(EXERCISE DIRECTIONS): Print out every line, exactly as written.
Begin DATA SECTION
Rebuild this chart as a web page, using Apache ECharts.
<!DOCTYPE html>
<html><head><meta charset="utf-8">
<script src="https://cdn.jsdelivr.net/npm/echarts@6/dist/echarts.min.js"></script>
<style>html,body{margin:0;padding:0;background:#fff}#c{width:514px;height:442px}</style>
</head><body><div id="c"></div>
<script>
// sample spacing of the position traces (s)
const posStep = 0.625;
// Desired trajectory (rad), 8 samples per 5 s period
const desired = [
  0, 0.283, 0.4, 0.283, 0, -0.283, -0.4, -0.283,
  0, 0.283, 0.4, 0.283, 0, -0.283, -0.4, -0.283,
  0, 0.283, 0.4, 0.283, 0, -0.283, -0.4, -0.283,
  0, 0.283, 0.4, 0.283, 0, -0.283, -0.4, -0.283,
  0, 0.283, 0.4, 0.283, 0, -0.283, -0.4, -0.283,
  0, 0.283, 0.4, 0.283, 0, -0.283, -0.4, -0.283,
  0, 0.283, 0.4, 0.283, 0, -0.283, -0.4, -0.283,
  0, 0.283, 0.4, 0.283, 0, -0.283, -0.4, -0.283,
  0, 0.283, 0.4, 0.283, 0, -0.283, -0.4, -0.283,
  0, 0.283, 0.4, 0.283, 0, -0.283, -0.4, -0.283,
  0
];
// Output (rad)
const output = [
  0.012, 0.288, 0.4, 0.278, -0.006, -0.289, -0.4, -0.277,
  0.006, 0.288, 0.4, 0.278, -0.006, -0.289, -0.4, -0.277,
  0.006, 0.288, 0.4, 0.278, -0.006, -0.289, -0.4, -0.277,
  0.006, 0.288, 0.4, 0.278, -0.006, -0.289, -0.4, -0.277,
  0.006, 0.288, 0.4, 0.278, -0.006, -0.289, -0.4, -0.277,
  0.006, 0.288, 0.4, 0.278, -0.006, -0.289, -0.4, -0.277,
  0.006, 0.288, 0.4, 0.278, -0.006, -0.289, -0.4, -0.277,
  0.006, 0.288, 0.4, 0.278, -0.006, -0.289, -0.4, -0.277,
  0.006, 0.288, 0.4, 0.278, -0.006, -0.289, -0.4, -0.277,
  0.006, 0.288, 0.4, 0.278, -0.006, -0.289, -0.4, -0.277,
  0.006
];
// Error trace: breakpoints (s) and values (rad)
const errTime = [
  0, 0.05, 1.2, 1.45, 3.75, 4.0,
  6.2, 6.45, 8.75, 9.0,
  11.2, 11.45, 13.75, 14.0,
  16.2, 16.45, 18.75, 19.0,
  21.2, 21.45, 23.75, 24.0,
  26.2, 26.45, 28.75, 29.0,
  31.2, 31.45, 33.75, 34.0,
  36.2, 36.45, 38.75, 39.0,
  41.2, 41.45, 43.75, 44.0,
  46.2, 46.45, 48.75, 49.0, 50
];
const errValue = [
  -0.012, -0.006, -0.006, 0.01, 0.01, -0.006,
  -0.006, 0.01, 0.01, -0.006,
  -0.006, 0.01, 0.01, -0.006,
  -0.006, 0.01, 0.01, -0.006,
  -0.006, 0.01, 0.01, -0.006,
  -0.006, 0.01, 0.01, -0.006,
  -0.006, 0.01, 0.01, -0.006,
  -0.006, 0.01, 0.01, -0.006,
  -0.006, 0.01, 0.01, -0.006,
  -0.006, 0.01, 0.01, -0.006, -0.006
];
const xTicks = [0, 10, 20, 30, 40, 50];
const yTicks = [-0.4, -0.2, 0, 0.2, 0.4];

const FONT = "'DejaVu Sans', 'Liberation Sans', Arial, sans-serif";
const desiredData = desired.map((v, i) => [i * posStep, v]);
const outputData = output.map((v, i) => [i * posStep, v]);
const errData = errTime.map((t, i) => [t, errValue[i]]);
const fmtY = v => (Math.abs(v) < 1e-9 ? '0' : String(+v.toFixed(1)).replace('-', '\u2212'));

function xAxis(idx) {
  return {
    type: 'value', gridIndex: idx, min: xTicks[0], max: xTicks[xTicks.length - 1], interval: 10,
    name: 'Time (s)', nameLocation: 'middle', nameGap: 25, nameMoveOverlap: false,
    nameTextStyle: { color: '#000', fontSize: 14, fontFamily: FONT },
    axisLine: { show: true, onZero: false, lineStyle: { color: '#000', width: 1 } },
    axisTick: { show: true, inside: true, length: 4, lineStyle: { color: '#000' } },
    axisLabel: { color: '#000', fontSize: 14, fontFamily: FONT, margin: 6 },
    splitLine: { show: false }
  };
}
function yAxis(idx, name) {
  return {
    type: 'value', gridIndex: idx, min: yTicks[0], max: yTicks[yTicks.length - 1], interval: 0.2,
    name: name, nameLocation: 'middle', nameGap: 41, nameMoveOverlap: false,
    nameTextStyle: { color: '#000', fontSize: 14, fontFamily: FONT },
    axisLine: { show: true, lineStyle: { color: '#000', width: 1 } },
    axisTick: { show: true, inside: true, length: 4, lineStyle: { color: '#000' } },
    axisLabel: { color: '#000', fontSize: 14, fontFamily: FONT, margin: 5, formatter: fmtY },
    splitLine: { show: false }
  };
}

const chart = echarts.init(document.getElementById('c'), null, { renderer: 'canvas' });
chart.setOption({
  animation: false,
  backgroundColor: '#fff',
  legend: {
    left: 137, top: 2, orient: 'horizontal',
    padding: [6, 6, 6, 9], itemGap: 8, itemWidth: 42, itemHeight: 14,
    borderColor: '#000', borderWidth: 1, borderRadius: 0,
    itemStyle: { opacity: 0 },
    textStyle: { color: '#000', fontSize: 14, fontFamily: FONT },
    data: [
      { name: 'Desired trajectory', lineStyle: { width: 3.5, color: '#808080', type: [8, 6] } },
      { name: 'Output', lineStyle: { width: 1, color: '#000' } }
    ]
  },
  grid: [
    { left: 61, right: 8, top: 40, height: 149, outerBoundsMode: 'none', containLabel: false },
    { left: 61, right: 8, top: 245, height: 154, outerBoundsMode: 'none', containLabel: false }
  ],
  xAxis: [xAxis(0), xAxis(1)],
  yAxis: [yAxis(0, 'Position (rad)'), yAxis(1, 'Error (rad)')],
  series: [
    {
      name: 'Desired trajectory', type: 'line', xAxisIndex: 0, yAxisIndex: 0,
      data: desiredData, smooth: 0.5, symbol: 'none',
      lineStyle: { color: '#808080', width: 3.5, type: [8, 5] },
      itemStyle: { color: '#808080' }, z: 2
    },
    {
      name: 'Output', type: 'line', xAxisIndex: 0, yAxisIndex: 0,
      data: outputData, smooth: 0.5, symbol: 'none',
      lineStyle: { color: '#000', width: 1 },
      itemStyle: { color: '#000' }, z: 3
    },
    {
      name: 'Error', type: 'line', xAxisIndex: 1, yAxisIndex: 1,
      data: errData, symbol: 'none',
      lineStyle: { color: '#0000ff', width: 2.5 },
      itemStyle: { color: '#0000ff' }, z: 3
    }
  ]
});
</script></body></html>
End DATA SECTION
(RESPONSE TO THIS EXERCISE):
Rebuild this chart as a web page, using Apache ECharts.
<!DOCTYPE html>
<html><head><meta charset="utf-8">
<script src="https://cdn.jsdelivr.net/npm/echarts@6/dist/echarts.min.js"></script>
<style>html,body{margin:0;padding:0;background:#fff}#c{width:514px;height:442px}</style>
</head><body><div id="c"></div>
<script>
// sample spacing of the position traces (s)
const posStep = 0.625;
// Desired trajectory (rad), 8 samples per 5 s period
const desired = [
  0, 0.283, 0.4, 0.283, 0, -0.283, -0.4, -0.283,
  0, 0.283, 0.4, 0.283, 0, -0.283, -0.4, -0.283,
  0, 0.283, 0.4, 0.283, 0, -0.283, -0.4, -0.283,
  0, 0.283, 0.4, 0.283, 0, -0.283, -0.4, -0.283,
  0, 0.283, 0.4, 0.283, 0, -0.283, -0.4, -0.283,
  0, 0.283, 0.4, 0.283, 0, -0.283, -0.4, -0.283,
  0, 0.283, 0.4, 0.283, 0, -0.283, -0.4, -0.283,
  0, 0.283, 0.4, 0.283, 0, -0.283, -0.4, -0.283,
  0, 0.283, 0.4, 0.283, 0, -0.283, -0.4, -0.283,
  0, 0.283, 0.4, 0.283, 0, -0.283, -0.4, -0.283,
  0
];
// Output (rad)
const output = [
  0.012, 0.288, 0.4, 0.278, -0.006, -0.289, -0.4, -0.277,
  0.006, 0.288, 0.4, 0.278, -0.006, -0.289, -0.4, -0.277,
  0.006, 0.288, 0.4, 0.278, -0.006, -0.289, -0.4, -0.277,
  0.006, 0.288, 0.4, 0.278, -0.006, -0.289, -0.4, -0.277,
  0.006, 0.288, 0.4, 0.278, -0.006, -0.289, -0.4, -0.277,
  0.006, 0.288, 0.4, 0.278, -0.006, -0.289, -0.4, -0.277,
  0.006, 0.288, 0.4, 0.278, -0.006, -0.289, -0.4, -0.277,
  0.006, 0.288, 0.4, 0.278, -0.006, -0.289, -0.4, -0.277,
  0.006, 0.288, 0.4, 0.278, -0.006, -0.289, -0.4, -0.277,
  0.006, 0.288, 0.4, 0.278, -0.006, -0.289, -0.4, -0.277,
  0.006
];
// Error trace: breakpoints (s) and values (rad)
const errTime = [
  0, 0.05, 1.2, 1.45, 3.75, 4.0,
  6.2, 6.45, 8.75, 9.0,
  11.2, 11.45, 13.75, 14.0,
  16.2, 16.45, 18.75, 19.0,
  21.2, 21.45, 23.75, 24.0,
  26.2, 26.45, 28.75, 29.0,
  31.2, 31.45, 33.75, 34.0,
  36.2, 36.45, 38.75, 39.0,
  41.2, 41.45, 43.75, 44.0,
  46.2, 46.45, 48.75, 49.0, 50
];
const errValue = [
  -0.012, -0.006, -0.006, 0.01, 0.01, -0.006,
  -0.006, 0.01, 0.01, -0.006,
  -0.006, 0.01, 0.01, -0.006,
  -0.006, 0.01, 0.01, -0.006,
  -0.006, 0.01, 0.01, -0.006,
  -0.006, 0.01, 0.01, -0.006,
  -0.006, 0.01, 0.01, -0.006,
  -0.006, 0.01, 0.01, -0.006,
  -0.006, 0.01, 0.01, -0.006,
  -0.006, 0.01, 0.01, -0.006, -0.006
];
const xTicks = [0, 10, 20, 30, 40, 50];
const yTicks = [-0.4, -0.2, 0, 0.2, 0.4];

const FONT = "'DejaVu Sans', 'Liberation Sans', Arial, sans-serif";
const desiredData = desired.map((v, i) => [i * posStep, v]);
const outputData = output.map((v, i) => [i * posStep, v]);
const errData = errTime.map((t, i) => [t, errValue[i]]);
const fmtY = v => (Math.abs(v) < 1e-9 ? '0' : String(+v.toFixed(1)).replace('-', '\u2212'));

function xAxis(idx) {
  return {
    type: 'value', gridIndex: idx, min: xTicks[0], max: xTicks[xTicks.length - 1], interval: 10,
    name: 'Time (s)', nameLocation: 'middle', nameGap: 25, nameMoveOverlap: false,
    nameTextStyle: { color: '#000', fontSize: 14, fontFamily: FONT },
    axisLine: { show: true, onZero: false, lineStyle: { color: '#000', width: 1 } },
    axisTick: { show: true, inside: true, length: 4, lineStyle: { color: '#000' } },
    axisLabel: { color: '#000', fontSize: 14, fontFamily: FONT, margin: 6 },
    splitLine: { show: false }
  };
}
function yAxis(idx, name) {
  return {
    type: 'value', gridIndex: idx, min: yTicks[0], max: yTicks[yTicks.length - 1], interval: 0.2,
    name: name, nameLocation: 'middle', nameGap: 41, nameMoveOverlap: false,
    nameTextStyle: { color: '#000', fontSize: 14, fontFamily: FONT },
    axisLine: { show: true, lineStyle: { color: '#000', width: 1 } },
    axisTick: { show: true, inside: true, length: 4, lineStyle: { color: '#000' } },
    axisLabel: { color: '#000', fontSize: 14, fontFamily: FONT, margin: 5, formatter: fmtY },
    splitLine: { show: false }
  };
}

const chart = echarts.init(document.getElementById('c'), null, { renderer: 'canvas' });
chart.setOption({
  animation: false,
  backgroundColor: '#fff',
  legend: {
    left: 137, top: 2, orient: 'horizontal',
    padding: [6, 6, 6, 9], itemGap: 8, itemWidth: 42, itemHeight: 14,
    borderColor: '#000', borderWidth: 1, borderRadius: 0,
    itemStyle: { opacity: 0 },
    textStyle: { color: '#000', fontSize: 14, fontFamily: FONT },
    data: [
      { name: 'Desired trajectory', lineStyle: { width: 3.5, color: '#808080', type: [8, 6] } },
      { name: 'Output', lineStyle: { width: 1, color: '#000' } }
    ]
  },
  grid: [
    { left: 61, right: 8, top: 40, height: 149, outerBoundsMode: 'none', containLabel: false },
    { left: 61, right: 8, top: 245, height: 154, outerBoundsMode: 'none', containLabel: false }
  ],
  xAxis: [xAxis(0), xAxis(1)],
  yAxis: [yAxis(0, 'Position (rad)'), yAxis(1, 'Error (rad)')],
  series: [
    {
      name: 'Desired trajectory', type: 'line', xAxisIndex: 0, yAxisIndex: 0,
      data: desiredData, smooth: 0.5, symbol: 'none',
      lineStyle: { color: '#808080', width: 3.5, type: [8, 5] },
      itemStyle: { color: '#808080' }, z: 2
    },
    {
      name: 'Output', type: 'line', xAxisIndex: 0, yAxisIndex: 0,
      data: outputData, smooth: 0.5, symbol: 'none',
      lineStyle: { color: '#000', width: 1 },
      itemStyle: { color: '#000' }, z: 3
    },
    {
      name: 'Error', type: 'line', xAxisIndex: 1, yAxisIndex: 1,
      data: errData, symbol: 'none',
      lineStyle: { color: '#0000ff', width: 2.5 },
      itemStyle: { color: '#0000ff' }, z: 3
    }
  ]
});
</script></body></html>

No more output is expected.